It would be a pretty fearsome state then.
Well, I think we all agree we need a change. The current lobster is just too rich and delicious. We need something that’s sort of goat-like and meaty, and was clearly fed on blood. But just to finish my thought, obviously one of the central parts of the book is the hobo matters. And that I have enjoyed writing very much, and it does seem to have sparked a lot of interest among many different parties. People like the hoboes. But now, I am trying to move on to another distinct subculture that I refer to in the first book, but don’t really explore that much, and that’s the mole men.
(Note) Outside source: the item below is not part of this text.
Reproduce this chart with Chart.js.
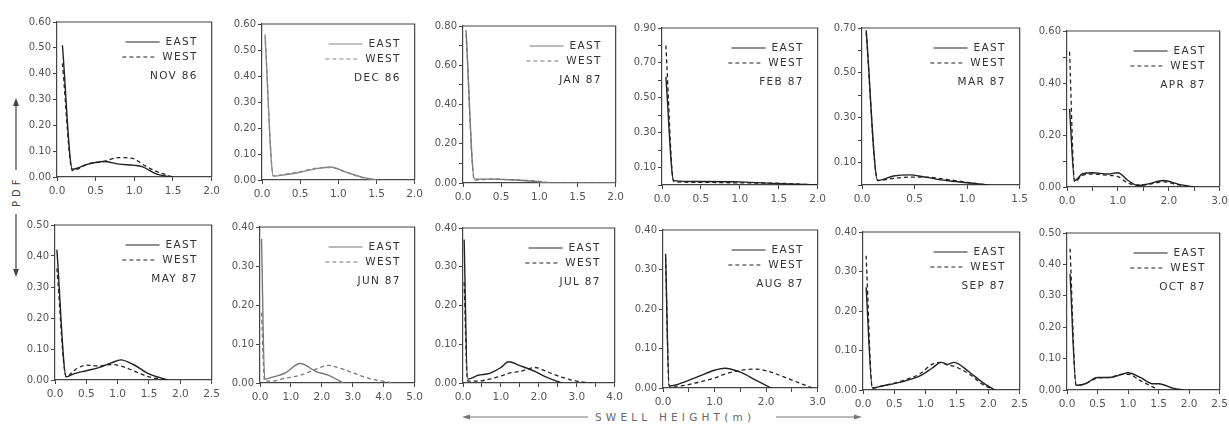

The mole men. I’m not sure what more needs to be said. The civilization that lives beneath our earth. You appreciate that the earth is hollow and there’s a civilization inside, right? And that those people are mole men. And that they briefly came to the surface and attempted to expand their empire to the surface back in the colonial and pre-colonial era. And brought to the Puritan settlers enlightened ideals of representative democracy and that sort of thing — which they had gotten from Athens. Because the whole earth is just a series of tunnels to mole men. They respect no borders.
How many mole men are there?
Currently? It’s hard to say, because they live under ground. I think the best estimate would probably be around two million, two and a half million.
Wow, that's much more than I would have guessed.
Are you kidding me? For a global empire inside the entire hollow earth? There are almost five billion humans. And you’re pissed off that there are two million mole men? Get over yourself!
Have you spent much time among them?
No, no. I’m just reading history. And by reading, I mean making it up. The new book will have a list of 700 mole-men names.
In your book you point out that the true main course at the first Thanksgiving was not, in fact, Turkey.
Eels. Yes. Well, the eels had eaten all the turkeys. They’re ferocious creatures. And voracious. And they have a fondness for turkeys. Eel is eaten all over the world still and was a staple of the early settlers’ cuisine at that time. And yet there was a very ambivalent relationship between the colonial-era American and the eel. Mainly because the eel would stare at the colonial-era American in a very unnerving way.
They were very crucial to the economy as well. Talk about some of the jobs involving eels.
Well there was the eel picker. I can’t remember what the eel picker did. There was a scrimschonger, who would carve family portraits on eel teeth. That was very common. They’re deeply ingrained in the economy of early America. Y’know, if you just go back and look at some fairly typical colonial jobs, you see the eel’s presence throughout every strata of society. A paling man was an eel merchant. An eel picker was someone who sorted through the village trash to find reusable eels, in order to resell them. A ratter was someone who caught rats for pennies and then would throw them at eels to distract them. Because they just possessed this thousand-yard stare, and they would frequently slither up to a door, and knock on it somehow, by some mysterious mechanism, and you would open the door to find an eel staring at you. Which is very unnerving, as you can imagine. Once the eels were spotted on land, an eel checker was someone you would pay to come into your home and just look around for eels, and make sure it was clear. This tradition still exists in fine hotels. You can hire an eel checker. It’s pretty much really only in the finest, most traditional hotels. Because there are rarely any eels. And usually the only thing an eel checker will find are vampires under the bed or something. Tip them well.